An example: Was it rational to believe in 2001 that all Iraqis would automatically greet us as liberators and harbingers of freedom? That they would patiently wait for the new life that everybody said would follow with the removal of Saddam Hussein? No. It wasn't. However, since we did not approach the situation rationally, and then placed our behavioral filters in between the action and the outcome, what happened? When the outcome was incongruent with the action, we had no way to reorient ourselves and that led to other behaviors that influenced the war significantly from 2003 - 2007.
Personally, while my introduction to REBT is new, and I don't yet have a full understanding of it in practice, it seems instinctual to me that it helps inform and flesh out the Orientation portion of the OODA cycle. As Boyd pointed out, one's Orientation to a situation is critical to success or failure.
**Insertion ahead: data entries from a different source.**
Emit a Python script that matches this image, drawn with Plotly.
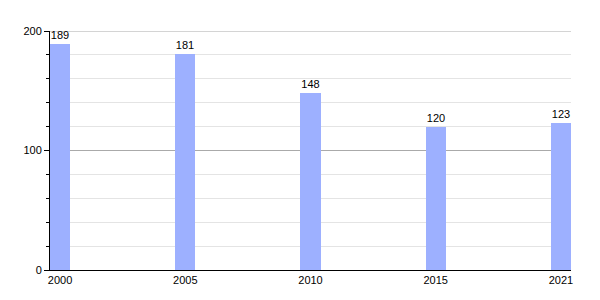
import plotly.graph_objects as go

years = ["2000", "2005", "2010", "2015", "2021"]
values = [189, 181, 148, 120, 123]
y_ticks = [0, 100, 200]

positions = list(range(len(years)))

fig = go.Figure(go.Bar(
    x=positions,
    y=values,
    width=0.16,
    marker=dict(color="#9db0ff", line=dict(width=0)),
    text=[str(v) for v in values],
    textposition="outside",
    textfont=dict(family="Liberation Sans, Arial", size=11, color="#000"),
    cliponaxis=False,
))

# top major gridline (plotly drops gridlines at the range edge)
fig.add_hline(y=y_ticks[-1], line=dict(color="#aaaaaa", width=1), layer="below")

fig.update_layout(
    width=600, height=300,
    margin=dict(l=50, r=29, t=31, b=30),
    paper_bgcolor="white", plot_bgcolor="white",
    showlegend=False,
    bargap=0,
    font=dict(family="Liberation Sans, Arial", size=11, color="#000"),
)
fig.update_xaxes(
    range=[-0.08, 4.08],
    tickmode="array", tickvals=positions, ticktext=years,
    showgrid=False, showline=True, linecolor="black", linewidth=1,
    ticks="", zeroline=False,
    tickfont=dict(size=11),
)
fig.update_yaxes(
    range=[0, 200],
    tickmode="array", tickvals=y_ticks,
    showgrid=True, gridcolor="#aaaaaa", gridwidth=1,
    showline=True, linecolor="black", linewidth=1,
    ticks="outside", ticklen=5, tickcolor="black",
    zeroline=False,
    minor=dict(dtick=20, showgrid=True, gridcolor="#e4e4e4", ticks="outside", ticklen=3, tickcolor="black"),
    tickfont=dict(size=11),
)

fig.write_html("out.html")
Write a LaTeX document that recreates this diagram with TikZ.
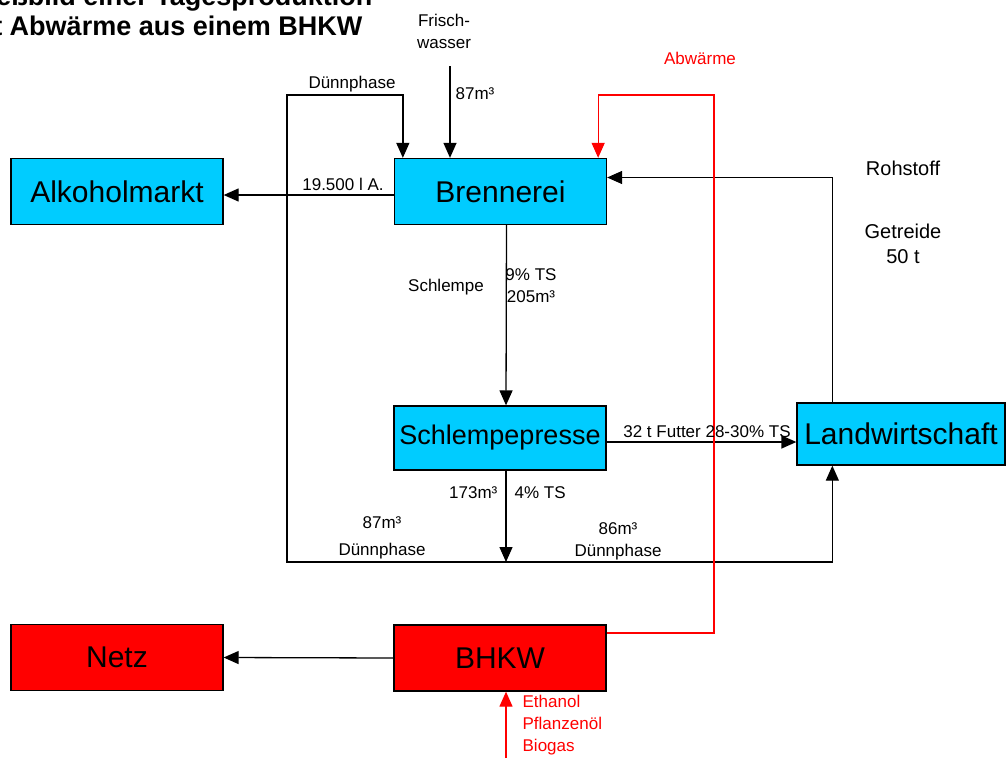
\documentclass[tikz,border=0pt]{standalone}
\usepackage{fontspec}
\setmainfont{Liberation Sans}
\usetikzlibrary{arrows.meta,positioning}
\definecolor{boxcyan}{RGB}{0,204,255}

\begin{document}
\begin{tikzpicture}[x=1pt,y=-1pt,->,>={Triangle[width=13pt,length=15pt]},
                    line width=1.3pt]
  \tikzstyle{box}=[rectangle,draw=black,fill=boxcyan,minimum width=212pt,
                   minimum height=66pt,inner sep=2pt,font=\fontsize{30}{34}\selectfont]
  \tikzstyle{hotbox}=[box,fill=red]
  \tikzstyle{heat}=[draw=red]
  \tikzstyle{lbl}=[inner sep=1pt,font=\fontsize{17}{22}\selectfont,align=center]
  \tikzstyle{biglbl}=[inner sep=1pt,font=\fontsize{20}{25}\selectfont,align=center]
  \tikzstyle{ttl}=[anchor=base east,inner sep=0pt,font=\bfseries\fontsize{27}{30}\selectfont]

  \useasboundingbox (0,0) rectangle (1007,758);
  \clip (0,0) rectangle (1007,758);

  \node[ttl] (t1) at (373,5)  {Fließbild einer Tagesproduktion};
  \node[ttl] (t2) at (363,35) {mit Abwärme aus einem BHKW};

  \node[box]    (alk)    at (117,191.5) {Alkoholmarkt};
  \node[box]    (bren)   at (500.5,191.5) {Brennerei};
  \node[box,font=\fontsize{27}{30}\selectfont,minimum height=64pt]
                (presse) at (500,438) {Schlempepresse};
  \node[box,minimum width=208pt,minimum height=62pt]
                (land)   at (901,434) {Landwirtschaft};
  \node[hotbox] (netz)   at (117,657.5) {Netz};
  \node[hotbox] (bhkw)   at (500,658) {BHKW};

  \coordinate (fw)    at (450,66);
  \coordinate (ret)   at (287,95);
  \coordinate (hk)    at (714,95);
  \coordinate (split) at (506,562);
  \coordinate (fuel)  at (506,758);

  \draw ([yshift=-3.5pt]bren.west) -- ([yshift=-3.5pt]alk.east);
  \draw (fw) -- (fw |- bren.north);
  \draw (split) -| (ret) -| ([xshift=9pt]bren.north west);
  \draw ([xshift=36pt]land.north west) |- ([yshift=14pt]bren.east);
  \draw ([xshift=6pt]bren.south) -- ([xshift=6pt]presse.north);
  \draw ([yshift=-4pt]presse.east) -- ([yshift=-4pt]presse.east -| land.west);
  \draw ([xshift=6pt]presse.south) -- (split);
  \draw (split) -| ([xshift=36pt]land.south west);
  \draw (bhkw.west) -- (netz.east);
  \draw[heat] ([yshift=25pt]bhkw.east) -| (hk) -| ([xshift=-9pt]bren.north east);
  \draw[heat] (fuel) -- (fuel |- bhkw.south);

  \node[lbl] (alkl)  at (343,184) {19.500 l A.};
  \node[lbl] (fwl)   at (444,31)  {Frisch-\\wasser};
  \node[lbl,anchor=west] (fwm) at (454,94) {87m³};
  \node[lbl] (retl)  at (352,84)  {Dünnphase};
  \node[lbl,red] (hkl) at (700,58) {Abwärme};
  \node[biglbl] (roh)  at (903,168) {Rohstoff};
  \node[biglbl,below=45pt of roh] (getr) {Getreide\\50 t};
  \node[lbl] (schl)  at (446,287) {Schlempe};
  \node[lbl] (schm)  at (531,286) {9\% TS\\205m³};
  \node[lbl] (futl)  at (707,432) {32 t Futter 28-30\% TS};
  \node[lbl,anchor=east] (pm)  at (499,493) {173m³};
  \node[lbl,anchor=west] (pts) at (513,493) {4\% TS};
  \node[lbl,font=\fontsize{17}{27}\selectfont] (dl1) at (382,538) {87m³\\Dünnphase};
  \node[lbl] (dl2)   at (618,541) {86m³\\Dünnphase};
  \node[lbl,red,anchor=north west,align=left] (fuell) at (521,694)
       {Ethanol\\Pflanzenöl\\Biogas};
\end{tikzpicture}
\end{document}
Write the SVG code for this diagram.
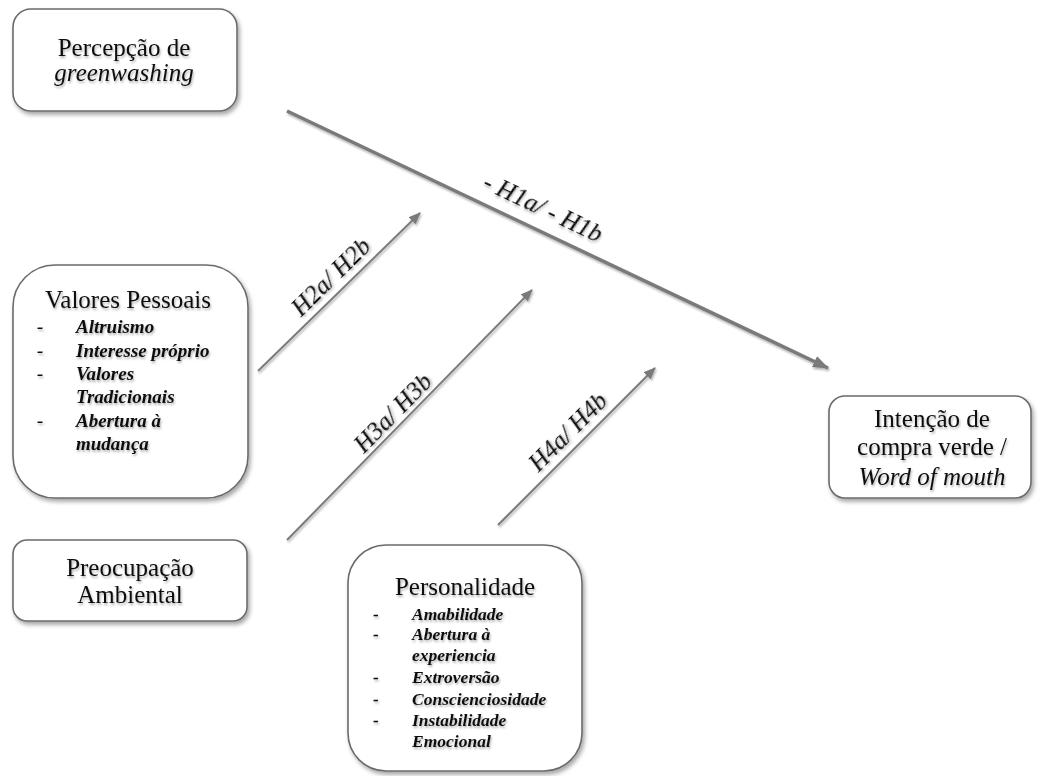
<svg xmlns="http://www.w3.org/2000/svg" width="1044" height="776" viewBox="0 0 1044 776">
<defs>
<filter id="sh" x="-10%" y="-10%" width="130%" height="130%">
<feDropShadow dx="2" dy="3" stdDeviation="2" flood-color="#000" flood-opacity="0.35"/>
</filter>
<filter id="tsh" x="-5%" y="-20%" width="115%" height="150%">
<feDropShadow dx="1" dy="2" stdDeviation="1.2" flood-color="#000" flood-opacity="0.3"/>
</filter>
<marker id="ah" markerWidth="12" markerHeight="10" refX="11" refY="5" orient="auto" markerUnits="userSpaceOnUse">
<path d="M0,0 L12,5 L0,10 Z" fill="#7a7a7a"/>
</marker>
<marker id="ahb" markerWidth="16" markerHeight="12" refX="15" refY="6" orient="auto" markerUnits="userSpaceOnUse">
<path d="M0,0 L16,6 L0,12 Z" fill="#7a7a7a"/>
</marker>
</defs>
<style>
.box{fill:#fff;stroke:#6b6b6b;stroke-width:1.6;filter:url(#sh)}
.t{fill:#111;filter:url(#tsh)}
.title{font-size:25px;text-anchor:middle}
.it{font-style:italic}
.item{font-size:19px;font-style:italic;font-weight:bold}
.item2{font-size:17.5px;font-style:italic;font-weight:bold}
.lbl{font-style:italic;font-size:25px;text-anchor:middle;fill:#111;filter:url(#tsh)}
.ln{stroke:#7a7a7a;stroke-width:2;fill:none;filter:url(#tsh)}
.lnb{stroke:#7a7a7a;stroke-width:3.5;fill:none;filter:url(#tsh)}
</style>
<rect width="1044" height="776" fill="#fff"/>
<g font-family="'Liberation Serif', 'DejaVu Serif', serif">
<g id="connectors">
<line class="lnb" x1="287" y1="111" x2="828" y2="368" marker-end="url(#ahb)"/>
<line class="ln" x1="258" y1="371" x2="420" y2="213" marker-end="url(#ah)"/>
<line class="ln" x1="287" y1="540" x2="532" y2="290" marker-end="url(#ah)"/>
<line class="ln" x1="498" y1="525" x2="655" y2="368" marker-end="url(#ah)"/>
<text class="lbl" transform="translate(543,208) rotate(25.4)" y="8">- H1a/ - H1b</text>
<text class="lbl" transform="translate(331,277) rotate(-44.3)" y="8">H2a/ H2b</text>
<text class="lbl" transform="translate(393,413) rotate(-45.6)" y="8">H3a/ H3b</text>
<text class="lbl" transform="translate(568,432) rotate(-45)" y="8">H4a/ H4b</text>
</g>

<g id="percepcao">
<rect class="box" x="13" y="9" width="224" height="102" rx="18"/>
<text class="t title" x="124" y="56">Percepção de</text>
<text class="t title it" x="124" y="81">greenwashing</text>
</g>

<g id="valores">
<rect class="box" x="13" y="265" width="235" height="233" rx="42"/>
<text class="t title" x="128" y="308">Valores Pessoais</text>
<g class="t item">
<text x="37" y="333">-</text><text x="76" y="333">Altruismo</text>
<text x="37" y="356.5">-</text><text x="76" y="356.5">Interesse próprio</text>
<text x="37" y="380">-</text><text x="76" y="380">Valores</text>
<text x="76" y="403">Tradicionais</text>
<text x="37" y="426.5">-</text><text x="76" y="426.5">Abertura à</text>
<text x="76" y="450">mudança</text>
</g>
</g>

<g id="preocupacao">
<rect class="box" x="13" y="540" width="234" height="81" rx="14"/>
<text class="t title" x="130" y="576">Preocupação</text>
<text class="t title" x="130" y="603">Ambiental</text>
</g>

<g id="personalidade">
<rect class="box" x="348" y="545" width="234" height="226" rx="38"/>
<text class="t title" x="465" y="595">Personalidade</text>
<g class="t item2">
<text x="373" y="620">-</text><text x="412" y="620">Amabilidade</text>
<text x="373" y="640">-</text><text x="412" y="640">Abertura à</text>
<text x="412" y="661">experiencia</text>
<text x="373" y="683">-</text><text x="412" y="683">Extroversão</text>
<text x="373" y="705">-</text><text x="412" y="705">Conscienciosidade</text>
<text x="373" y="726">-</text><text x="412" y="726">Instabilidade</text>
<text x="412" y="747">Emocional</text>
</g>
</g>

<g id="intencao">
<rect class="box" x="829" y="396" width="202" height="102" rx="16"/>
<text class="t title" x="932" y="427">Intenção de</text>
<text class="t title" x="932" y="455">compra verde /</text>
<text class="t title it" x="932" y="485">Word of mouth</text>
</g>
</g>
</svg>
It has to be gotten right and whoever can do that fastest will get to the Act portion more quickly and begin to effect the enemy before they can react. What slows people down in OODA is having to sort through all the filters, and find a common language to work from. REBT is a method of doing that.
The largest single thought process that works against REBT however, is probably Irrational Thought. In a document I was sent, some of the ways that Irrational Thought works are as follows:
Catastrophic Thinking - Blowing negative events or feelings way out of proportion.
Black and White Thinking - Viewing everything in terms of absolutes.
Magnifying the Negative - Dwelling on the negative impacts of something and making it seem much larger than the positive.
Overgeneralizing - Assuming that something that happened at one time or in one situation will continue to happen in all places and all situations.
Personalizing - Assuming the blame for something you might have influenced but was not totally under your control.
If you take the Irrational Thoughts statements above and let them go unabated, you will eventually run into almost every Soldier and leader issue we have faced for the last decade. However, if we as an institution were to teach and apply REBT principles in the school house and in the operational force, we would then have a method of counter-acting the negative influence of Irrational Thought and focus people more completely on the common language of the mission and commander's intent.
My recognition of how Irrational Thought has effected me for the last 5 years has been profound. The introduction to REBT as a thought generating process has left me with hope that I now have a method of orienting myself correctly to any situation that might arise. While the personal process is slow and painful right now, it holds promise as both a way to recover in a post-deployment setting and as a thought mechanism we can introduce to the schoolhouses to increase leader and Soldier self-awareness.
In the decentralized world of Army operations and instant communications that we live in, the actions of one individual can often have large consequences very quickly. If we had a method of helping leaders and Soldiers to stay more correctly, more rationally, oriented I wonder if some of the more negative actions might possibly have been avoided?
As always, your thoughts and comments are welcome.